Pourtant, elle est la seule commerçante à prendre les colis du transporteur sur Lyon, dont les lockers (des casiers de dépôt) sont régulièrement pleins. « Les commerçants sont les points de délestage des livreurs, explique-t-elle, mais nous aussi, nous sommes saturés. »
Sa mère réagit : « Les transporteurs n’en ont rien à faire ! La semaine dernière, Vinted Go a livré 16 sacs d’une vingtaine de colis, alors que l’entreprise en avait livré autant la veille. Elle les a appelé pour dire qu’elle ne pouvait pas en gérer autant, mais vous parlez à un mur. »
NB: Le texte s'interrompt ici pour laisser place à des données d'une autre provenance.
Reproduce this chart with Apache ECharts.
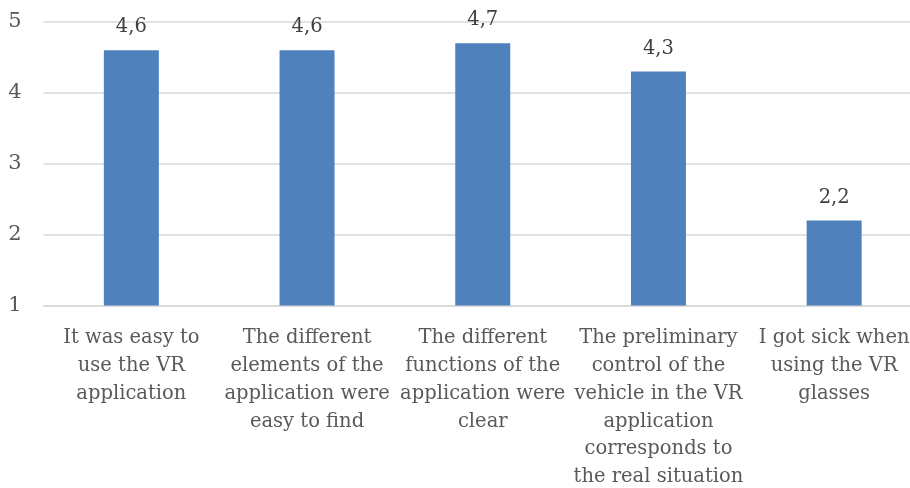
<!DOCTYPE html>
<html><head><meta charset="utf-8">
<script src="https://cdn.jsdelivr.net/npm/echarts@6/dist/echarts.min.js"></script>
<style>html,body{margin:0;padding:0;background:#fff;overflow:hidden;width:910px;height:488px}#c{width:923px;height:488px}</style>
</head><body><div id="c"></div>
<script>
const categories = [
  "It was easy to\nuse the VR\napplication",
  "The different\nelements of the\napplication were\neasy to find",
  "The different\nfunctions of the\napplication were\nclear",
  "The preliminary\ncontrol of the\nvehicle in the VR\napplication\ncorresponds to\nthe real situation",
  "I got sick when\nusing the VR\nglasses"
];
const values = [4.6, 4.6, 4.7, 4.3, 2.2];
const yTicks = [1, 2, 3, 4, 5];

const font = "'DejaVu Serif', serif";
const chart = echarts.init(document.getElementById('c'));
chart.setOption({
  animation: false,
  grid: { left: 43.5, top: 22, right: 1, height: 283.5, containLabel: false, outerBoundsMode: 'none' },
  xAxis: {
    type: 'category', data: categories,
    axisLine: { show: true, lineStyle: { color: '#d9d9d9', width: 1.5 } },
    axisTick: { show: false },
    axisLabel: { interval: 0, color: '#595959', fontFamily: font, fontSize: 19.5, lineHeight: 27.7, margin: 19 }
  },
  yAxis: {
    type: 'value', min: yTicks[0], max: yTicks[yTicks.length - 1], interval: 1,
    axisLine: { show: false }, axisTick: { show: false },
    splitLine: { lineStyle: { color: '#d9d9d9', width: 1.5 } },
    axisLabel: { color: '#595959', fontFamily: font, fontSize: 21, margin: 22 }
  },
  series: [{
    type: 'bar', data: values, barWidth: 55,
    itemStyle: { color: '#4f81bd' },
    label: {
      show: true, position: 'top', distance: 13, color: '#404040',
      fontFamily: font, fontSize: 19.5,
      formatter: p => String(p.value).replace('.', ',')
    }
  }]
});
</script></body></html>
Colis à Lyon : un impact sur l’activité du salon
C’est sur proposition de sa mère Sylvie, qui tient le salon de coiffure depuis 1986, que Stéphanie a ouvert le point relais il y a 12 ans. « A la base, je suis vendeuse en bijouterie, explique-t-elle. Mais j’ai eu une dysplasie rotulienne sévère qui a nécessité une intervention chirurgicale. Comme je ne pouvais plus marcher et que j’étais une acheteuse compulsive, ma mère courait à droite et à gauche pour aller chercher mes colis. Elle m’a dit : si tu veux j’ai de la place au salon, on peut ouvrir un point relais. »
Son activité débute alors avec Mondial Relay, ajoutant peu à peu d’autres transporteurs pour aujourd’hui les faire tous. Du jamais vu ailleurs. Une seconde cliente sortant du bac à shampoing, les cheveux mouillés, marchant en crabe entre les cartons suivie de la coiffeuse, rappelle l’activité principale de ce lieu.
« Ce n’est pas trop compliqué de travailler dans ces conditions ? », lançons-nous. « Non, mes livreurs sont sympas, ils essaient de faire en sorte que ma mère puisse encore passer et moi je range au fur et à mesure dès que j’ai cinq minutes », répond Stéphanie, déclenchant la réaction de sa mère.
« Pour elle non, mais c’est plus compliqué pour moi ! On fait comme on peut », rebondit-elle, sèche-cheveux en main, avant de démarrer le brushing de sa cliente. La coiffeuse, en semi-retraite, ne travaille déjà plus que les jeudis, vendredis et samedis. Stéphanie récupérera le local lorsqu’elle prendra sa retraite.